A este propósito, ironizava aquele jornalista da GQ, "como é que se poderia argumentar que um anel de casamento seria uma garantia de que uma pessoa estaria prestes a ter menos sexo do que nunca antes?". E remata a dizer que "tudo se resume a pontos de vista". Relembremos outras expressões que se usam quando alguém se quer referir ao sexo ‘casual’: "não é nada de sério", "isto é só para curtir", "é sexo sem compromisso", para nomear alguns… Tudo indica que se trata de uma prática sem rumo, caótica até, e algo que coloca o sexo casual na direção oposta àquela que deve ser a de um relacionamento de longo prazo — não é, quem disse que a seguir ao sexo casual não poderia surgir uma grande paixão?
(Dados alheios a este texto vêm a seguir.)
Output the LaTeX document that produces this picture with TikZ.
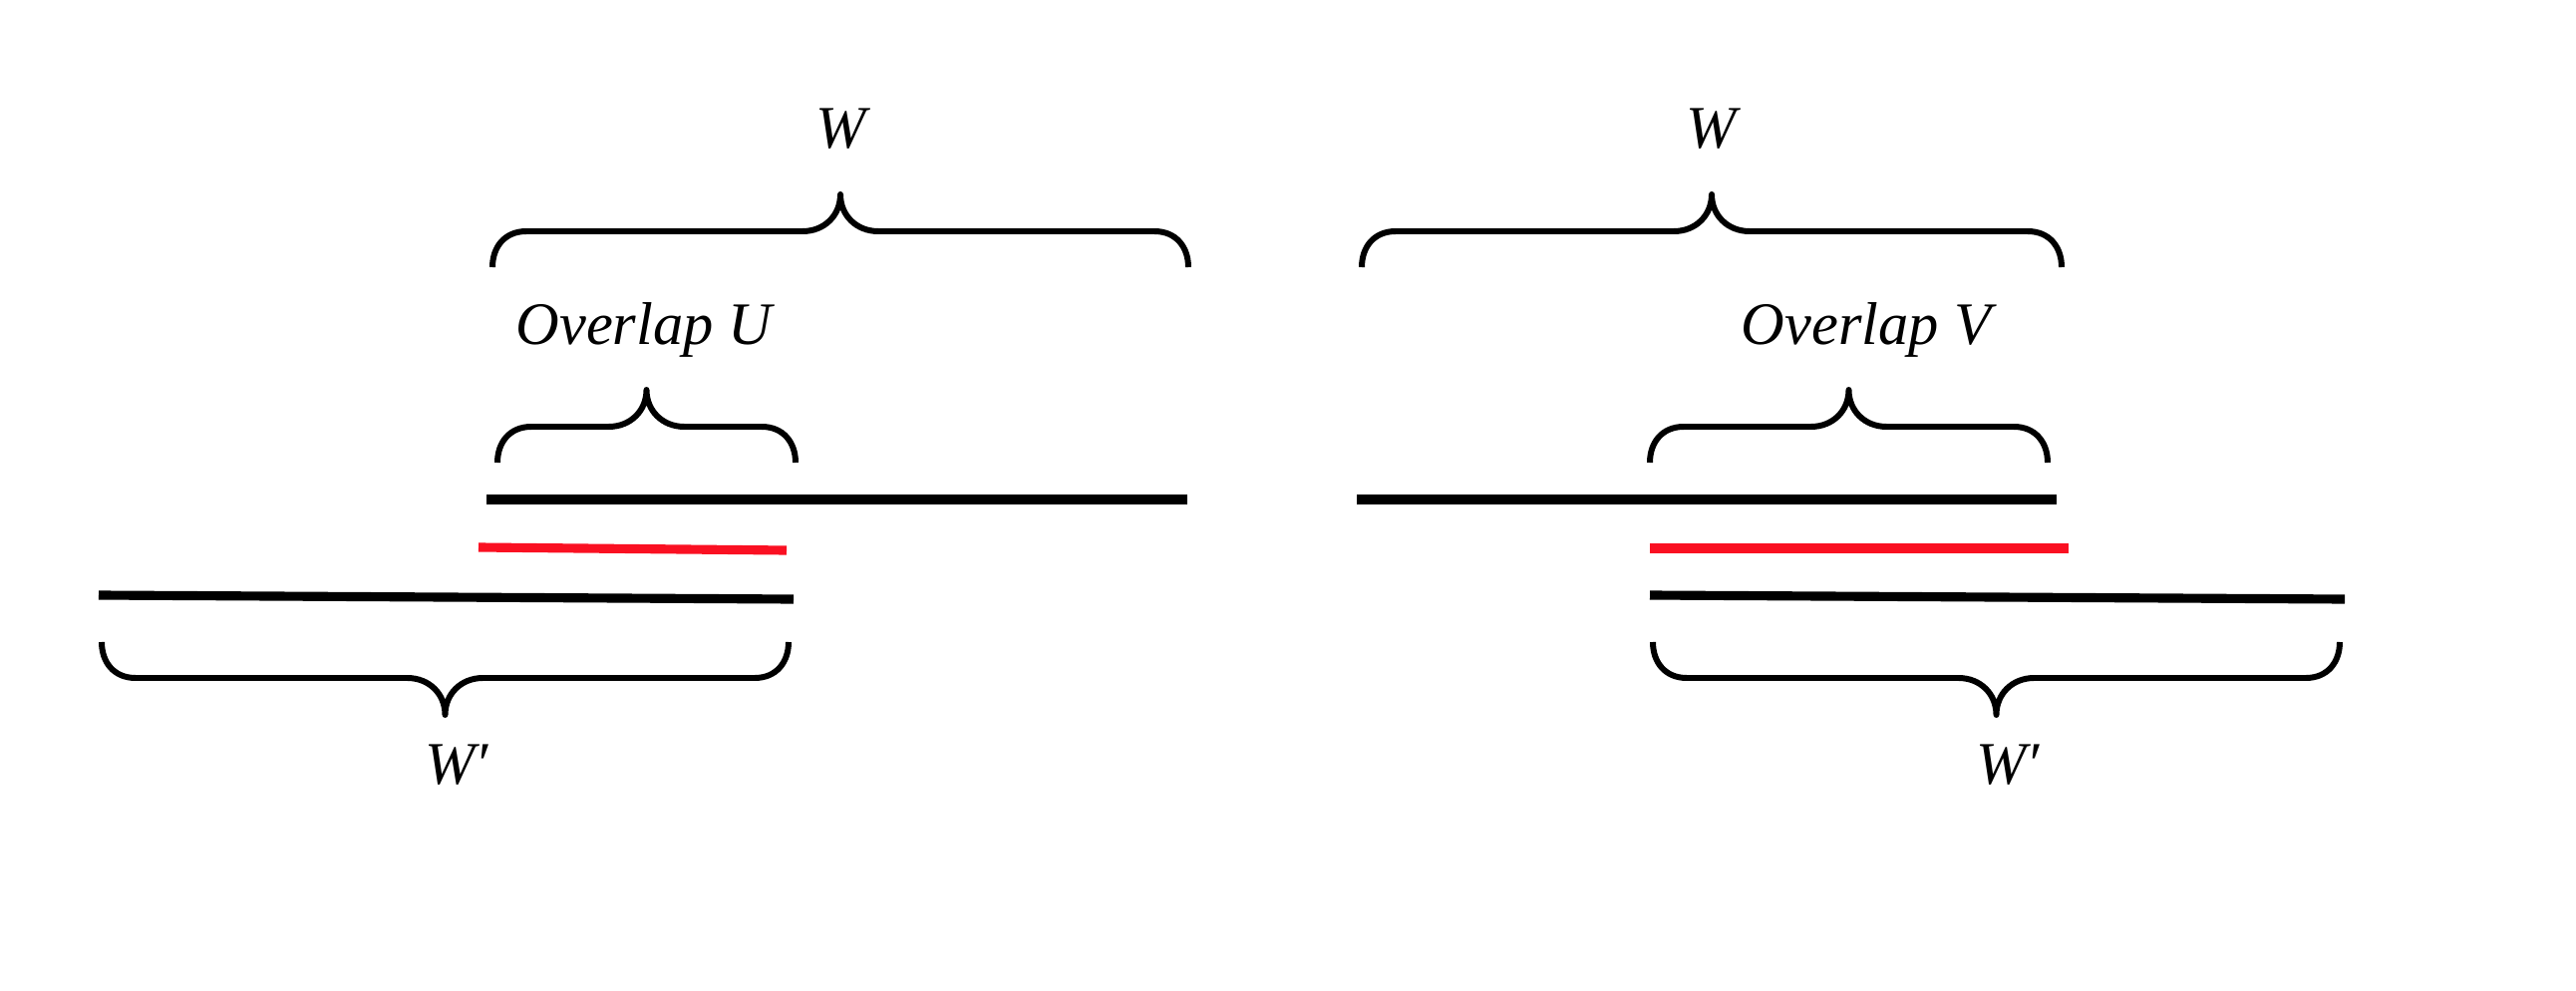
\documentclass[tikz,border=0pt]{standalone}
\usepackage{fontspec}
\setmainfont{Liberation Serif}
\definecolor{ovred}{RGB}{250,16,34}
\tikzset{
  bracestyle/.style={line width=1.7pt, line join=round},
  seg/.style={line width=2.6pt},
  redseg/.style={line width=2.6pt, draw=ovred},
  lab/.style={inner sep=0pt, anchor=base, font=\fontsize{17.2}{20}\selectfont\itshape}
}
\newcommand{\hbrace}[4]{%
  \pgfmathsetmacro{\xm}{(#1+#2)/2}%
  \pgfmathsetmacro{\yh}{#3-36*#4}%
  \pgfmathsetmacro{\yt}{#3-73*#4}%
  \pgfmathsetmacro{\ye}{#3-20*#4}%
  \pgfmathsetmacro{\yc}{\yh-16*#4}%
  \draw[bracestyle] (#1,#3) .. controls (#1,\ye) and ({#1+12},\yh) .. ({#1+34},\yh)
    -- ({\xm-38},\yh) .. controls ({\xm-16},\yh) and (\xm,\yc) .. (\xm,\yt)
    .. controls (\xm,\yc) and ({\xm+16},\yh) .. ({\xm+38},\yh)
    -- ({#2-34},\yh) .. controls ({#2-12},\yh) and (#2,\ye) .. (#2,#3);
}
\begin{document}
\begin{tikzpicture}[x=0.01cm, y=-0.01cm]
\fill[white] (0,0) rectangle (2584,994);
\useasboundingbox (0,0) rectangle (2584,994);
% ---------- left ----------
\node[lab] (wL) at (844,149) {W};
\hbrace{494}{1192}{268}{1}
\node[lab] (ovU) at (646,345) {Overlap U};
\hbrace{499}{798}{464}{1}
\coordinate (tL1) at (488,501); \coordinate (tL2) at (1191,501);
\draw[seg] (tL1) -- (tL2);
\coordinate (rL1) at (480,549); \coordinate (rL2) at (789,552);
\draw[redseg] (rL1) -- (rL2);
\coordinate (bL1) at (99,597); \coordinate (bL2) at (796,601);
\draw[seg] (bL1) -- (bL2);
\hbrace{102}{791}{644}{-1}
\node[lab] (wpL) at (458,786) {W′};
% ---------- right ----------
\node[lab] (wR) at (1717,149) {W};
\hbrace{1366}{2068}{268}{1}
\node[lab] (ovV) at (1872,345) {Overlap V};
\hbrace{1655}{2054}{464}{1}
\coordinate (tR1) at (1361,501); \coordinate (tR2) at (2063,501);
\draw[seg] (tR1) -- (tR2);
\coordinate (rR1) at (1655,550); \coordinate (rR2) at (2075,550);
\draw[redseg] (rR1) -- (rR2);
\coordinate (bR1) at (1655,597); \coordinate (bR2) at (2352,601);
\draw[seg] (bR1) -- (bR2);
\hbrace{1658}{2347}{644}{-1}
\node[lab] (wpR) at (2014,786) {W′};
\end{tikzpicture}
\end{document}
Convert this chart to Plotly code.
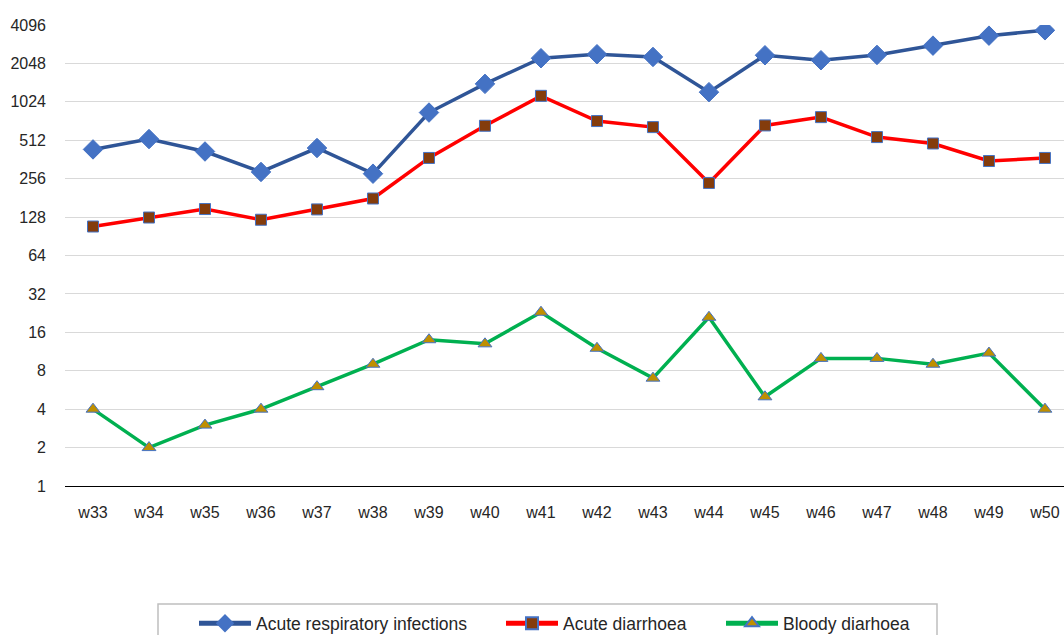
import plotly.graph_objects as go

weeks = ["w33", "w34", "w35", "w36", "w37", "w38", "w39", "w40", "w41",
         "w42", "w43", "w44", "w45", "w46", "w47", "w48", "w49", "w50"]
ari = [434, 523, 418, 289, 445, 280, 844, 1416, 2249,
       2417, 2302, 1219, 2373, 2169, 2388, 2823, 3379, 3723]
acute_diarrhoea = [108, 127, 148, 122, 147, 179, 372, 665, 1141,
                   724, 649, 237, 669, 777, 542, 483, 352, 372]
bloody_diarrhoea = [4, 2, 3, 4, 6, 9, 14, 13, 23, 12, 7, 21, 5, 10, 10, 9, 11, 4]
y_ticks = [1, 2, 4, 8, 16, 32, 64, 128, 256, 512, 1024, 2048, 4096]

FONT = "Liberation Sans, Arial, sans-serif"
PLOT_L, PLOT_W = 65, 999

fig = go.Figure()
fig.add_trace(go.Scatter(
    x=weeks, y=ari, name="Acute respiratory infections", mode="lines+markers",
    line=dict(color="#2F5597", width=3.5),
    marker=dict(symbol="diamond", size=15, color="#4472C4",
                line=dict(color="#4472C4", width=1)),
    legend="legend",
))
fig.add_trace(go.Scatter(
    x=weeks, y=acute_diarrhoea, name="Acute diarrhoea", mode="lines+markers",
    line=dict(color="#FF0000", width=3.5),
    marker=dict(symbol="square", size=11, color="#843C0C",
                line=dict(color="#4472C4", width=1)),
    legend="legend2",
))
fig.add_trace(go.Scatter(
    x=weeks, y=bloody_diarrhoea, name="Bloody diarhoea", mode="lines+markers",
    line=dict(color="#00B050", width=3.5),
    marker=dict(symbol="triangle-up", size=12, color="#BF8F00",
                line=dict(color="#4472C4", width=1)),
    legend="legend3",
))


def legend_at(px_left):
    return dict(
        orientation="h", x=(px_left - PLOT_L) / PLOT_W, xanchor="left",
        y=-0.298, yanchor="middle",
        font=dict(family=FONT, size=17.5, color="#262626"),
        bgcolor="rgba(0,0,0,0)", borderwidth=0, itemwidth=52, itemsizing="constant",
    )


fig.update_layout(
    width=1064, height=635,
    margin=dict(l=PLOT_L, r=0, t=25, b=149, autoexpand=False),
    paper_bgcolor="white", plot_bgcolor="white",
    font=dict(family=FONT, size=16, color="#262626"),
    showlegend=True,
    legend=legend_at(194),
    legend2=legend_at(501),
    legend3=legend_at(721),
    shapes=[dict(type="rect", xref="paper", yref="paper",
                 x0=(158 - PLOT_L) / PLOT_W, x1=(937 - PLOT_L) / PLOT_W,
                 y0=-0.5, y1=-(604 - 486) / 461,
                 line=dict(color="#BFBFBF", width=1.5), fillcolor="rgba(0,0,0,0)",
                 layer="below")],
)
fig.update_xaxes(
    type="category", range=[-0.5, 17.34], showgrid=False,
    showline=True, linecolor="black", linewidth=1.3,
    ticks="", ticklabelstandoff=12, tickfont=dict(size=16, family=FONT),
)
fig.update_yaxes(
    type="log", range=[0, 3.61236], tickvals=y_ticks, ticktext=[str(v) for v in y_ticks],
    showgrid=True, gridcolor="#D9D9D9", gridwidth=1.3, zeroline=False, showline=False,
    ticks="", ticklabelstandoff=18, tickfont=dict(size=16, family=FONT),
)

fig.write_html("out.html", config={"displayModeBar": False},
               post_script="document.body.style.margin='0';document.body.style.overflow='hidden';")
Por outro lado, aquelas são expressões que, de certa forma, dão a entender que se o sexo causal é aquela coisa toda simples, descontraída, divertida até, então isso significa que o seu oposto, ou seja que estar com a mesma pessoa 24/7 — quem sabe uma vida toda —, não é nada de extraordinário (para não dizer, um aborrecimento absoluto). E mais, se existe o sexo casual, como é que se chama ao sexo que não é casual? Por ser mais formalizado seria… sexo formal? E qual é a excitação na palavra ‘formal’? Nenhuma. Sexo casual pode sim ser bom e até se recomendar. As ressalvas, assegura Vânia Beliz, prendem-se com o facto de o sexo casual "poder demonstrar alguma carência emocional e uma certa dificuldade no estabelecimento de vínculos por parte da pessoa que o procura. Muitas pessoas preferem relações breves porque não pretendem um compromisso. Mas muitas vezes referem que se sentem sozinhas, vazias…". Tirando estas conclusões de cariz psicológico de cima da mesa (ou da cama), digamos que as atenções a ter no sexo casual acabam por ser praticamente as mesmas apontadas para o sexo… formal: "Usar o preservativo, sempre! Desde que existe o contato íntimo e não esquecer da proteção no sexo oral como tantas vezes acontece". Simples e descomplicado, tanto quanto o sexo casual pode ser.